**What you have to do:** Retype only what runs from the first line of the listing to the line holding "width=337pt] (trade) at", both included. Do not retype the pictures.

**Data segment:**
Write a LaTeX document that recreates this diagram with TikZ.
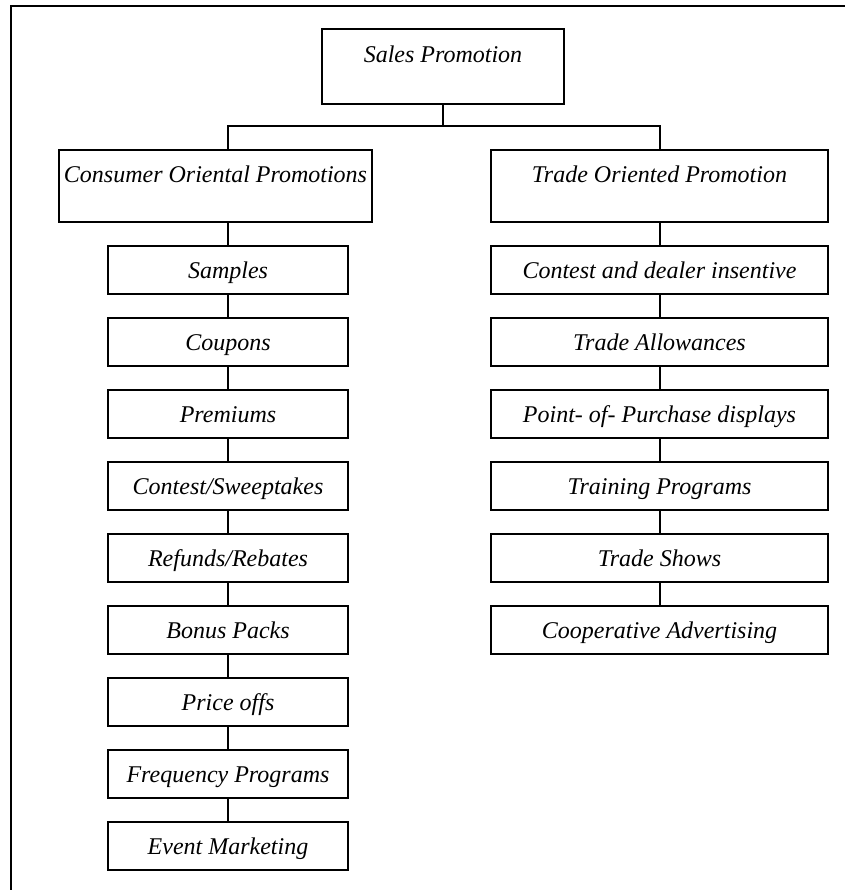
\documentclass[tikz,border=0pt]{standalone}
\usepackage{fontspec}
\setmainfont{Liberation Serif}
\usetikzlibrary{positioning}
\tikzset{
  box/.style={draw=black,line width=1.6pt,fill=white,inner sep=0pt,
    font=\itshape\fontsize{24}{27}\selectfont},        % every box
  headbox/.style={box,text height=33pt,text depth=39pt}, % branch heads
  itembox/.style={box,text height=32pt,text depth=16pt}, % list entries
  link/.style={line width=1.6pt},
  frame/.style={line width=1.8pt},
}

\begin{document}
\begin{tikzpicture}[x=1pt,y=-1pt]
  \useasboundingbox (0,0) rectangle (845,890);
  % page frame (only left and top edge show)
  \draw[frame] (11,890) -- (11,6) -- (845,6);

  \node[box,text height=34pt,text depth=41pt,minimum width=242pt] (sales) at (443,66.5) {Sales Promotion};
  \node[headbox,minimum width=313pt] (consumer) at (215.5,186) {Consumer Oriental Promotions};
  \node[headbox,minimum width=337pt] (trade) at (659.5,186) {Trade Oriented Promotion};

  % consumer column
  \foreach \txt [count=\i] in {Samples,Coupons,Premiums,Contest/Sweeptakes,Refunds/Rebates,
      Bonus Packs,Price offs,Frequency Programs,Event Marketing}
    \node[itembox,minimum width=240pt] (c\i) at (228,198+72*\i) {\txt};
  % trade column
  \foreach \txt [count=\i] in {Contest and dealer insentive,Trade Allowances,
      Point- of- Purchase displays,Training Programs,Trade Shows,Cooperative Advertising}
    \node[itembox,minimum width=337pt] (t\i) at (659.5,198+72*\i) {\txt};

  \coordinate (busL) at (228,126);
  \coordinate (busR) at (660,126);
  \draw[link] (sales.south) -- (sales.south |- busL);
  \draw[link] (consumer.north -| c1) -- (busL) -- (busR) -- (trade.north -| busR);
  \draw[link] (consumer.south -| c1) -- (c1.north);
  \draw[link] (trade.south -| busR) -- (t1.north -| busR);
  \foreach \i [remember=\i as \j (initially 1)] in {2,...,9}
    \draw[link] (c\j.south) -- (c\i.north);
  \foreach \i [remember=\i as \j (initially 1)] in {2,...,6}
    \draw[link] (t\j.south -| busR) -- (t\i.north -| busR);
\end{tikzpicture}
\end{document}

**Exercise response:**
Write a LaTeX document that recreates this diagram with TikZ.
\documentclass[tikz,border=0pt]{standalone}
\usepackage{fontspec}
\setmainfont{Liberation Serif}
\usetikzlibrary{positioning}
\tikzset{
  box/.style={draw=black,line width=1.6pt,fill=white,inner sep=0pt,
    font=\itshape\fontsize{24}{27}\selectfont},        % every box
  headbox/.style={box,text height=33pt,text depth=39pt}, % branch heads
  itembox/.style={box,text height=32pt,text depth=16pt}, % list entries
  link/.style={line width=1.6pt},
  frame/.style={line width=1.8pt},
}

\begin{document}
\begin{tikzpicture}[x=1pt,y=-1pt]
  \useasboundingbox (0,0) rectangle (845,890);
  % page frame (only left and top edge show)
  \draw[frame] (11,890) -- (11,6) -- (845,6);

  \node[box,text height=34pt,text depth=41pt,minimum width=242pt] (sales) at (443,66.5) {Sales Promotion};
  \node[headbox,minimum width=313pt] (consumer) at (215.5,186) {Consumer Oriental Promotions};
  \node[headbox,minimum width=337pt] (trade) at (659.5,186) {Trade Oriented Promotion};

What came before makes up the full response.